Unifying Group-Relative and Self-Distillation Policy Optimization via Sample Routing

Abstract

Reinforcement learning with verifiable rewards (RLVR) has become a standard paradigm for post-training large language models. While Group Relative Policy Optimization (GRPO) is widely adopted, its coarse credit assignment uniformly penalizes failed rollouts, lacking the token-level focus needed to efficiently address specific deviations. Self-Distillation Policy Optimization (SDPO) addresses this by providing denser, more targeted logit-level supervision that facilitates rapid early improvement, yet it frequently collapses during prolonged training. We trace this late-stage instability to two intrinsic flaws: self-distillation on already-correct samples introduces optimization ambiguity, and the self-teacher's signal reliability progressively degrades. To resolve these issues, we propose Sample-Routed Policy Optimization (SRPO), a unified on-policy framework that routes correct samples to GRPO's reward-aligned reinforcement and failed samples to SDPO's targeted logit-level correction. SRPO further incorporates an entropy-aware dynamic weighting mechanism to suppress high-entropy, unreliable distillation targets while emphasizing confident ones.

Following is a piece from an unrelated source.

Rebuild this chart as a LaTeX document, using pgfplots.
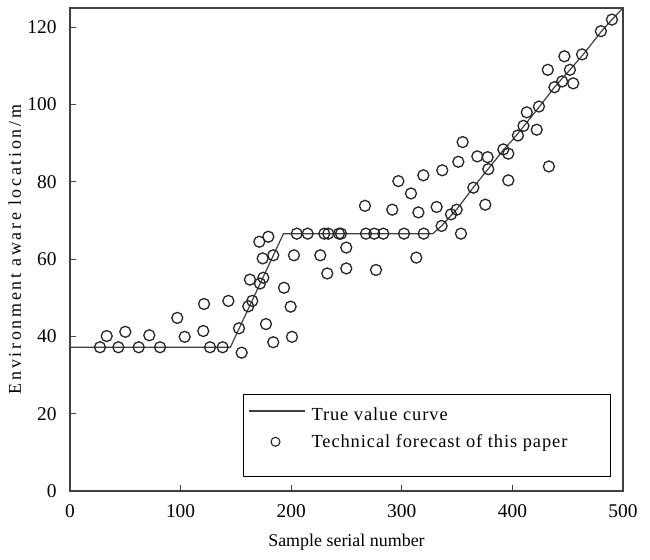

Evaluated across five benchmarks and two model scales, SRPO achieves both the rapid early improvement of SDPO and the long-horizon stability of GRPO. It consistently surpasses the peak performance of both baselines, raising the five-benchmark average on Qwen3-8B by 3.4% over GRPO and 6.3% over SDPO, while simultaneously yielding moderate response lengths and lowering per-step compute cost by up to 17.2%.

Paper Structure

This paper contains 27 sections, 10 equations, 5 figures, 7 tables, 1 algorithm.

Figures (5)

  • Figure 1: Training dynamics and diagnostic analysis on Chemistry with Qwen3-8B. (a) SDPO improves faster than GRPO in early training, but is later overtaken and collapses, whereas SRPO achieves both rapid initial improvement and stable long-horizon optimization. (b) Restricting SDPO updates to incorrect samples retains most of its overall benefit, whereas applying SDPO only to correct samples degrades performance and destabilizes training, supporting the necessity of sample routing. (c) The self-teacher's token-level entropy rises during training, indicating that the distillation signal becomes increasingly dominated by uncertain predictions. Curves show a 5-step rolling mean and shaded bands denote $\pm 1$ std.
  • Figure 2: Overview of SRPO. Given a prompt $x$, the policy $\pi_\theta$ generates a group of on-policy rollouts. A correctness check routes each rollout to one of two branches: correct samples are sent to the GRPO branch (top), where group-relative advantages provide a reward-aligned policy update; incorrect samples with available teacher information are sent to the SDPO branch (bottom), where a feedback-conditioned self-teacher produces logit-level distillation targets via $\mathrm{KL}(P\;\|\;\mathrm{stopgrad}(Q))$ for dense corrective supervision.
  • Figure 3: Training curves on three representative benchmarks for Qwen3-8B. We plot avg@16 against wall-clock training time on (a) Chemistry, (b) Biology, and (c) Tool Use. These curves complement Table \ref{['tab:main-results']}, which reports the highest achieved result within each training budget. All curves show a 5-step rolling mean and shaded bands denote $\pm 1$ std.
  • Figure 4: Response length and per-step compute time for Qwen3-8B. (a) Response length on Chemistry: GRPO remains consistently long, SDPO drops rapidly, and SRPO stays moderate. Curves show a 5-step rolling mean and shaded bands denote $\pm 1$ std. (b) Average seconds per training step, averaged across five benchmarks and measured over the 1h, 5h, and 10h windows. SRPO incurs a modest overhead relative to GRPO in the early stage of training, but becomes faster than both GRPO and SDPO over longer training horizons.
  • Figure 5: Routing statistics during SRPO training of Qwen3-8B in Chemistry. (a) Fraction of samples routed to the GRPO branch. (b) Fraction of samples routed to the SDPO branch. (c) Fraction of samples in each batch for which teacher information can be constructed. As training progresses, the policy improves and generates more correct rollouts, causing the SDPO fraction to decrease steadily while the GRPO fraction increases correspondingly. All curves show a 5-step rolling mean and shaded bands denote $\pm 1$ std.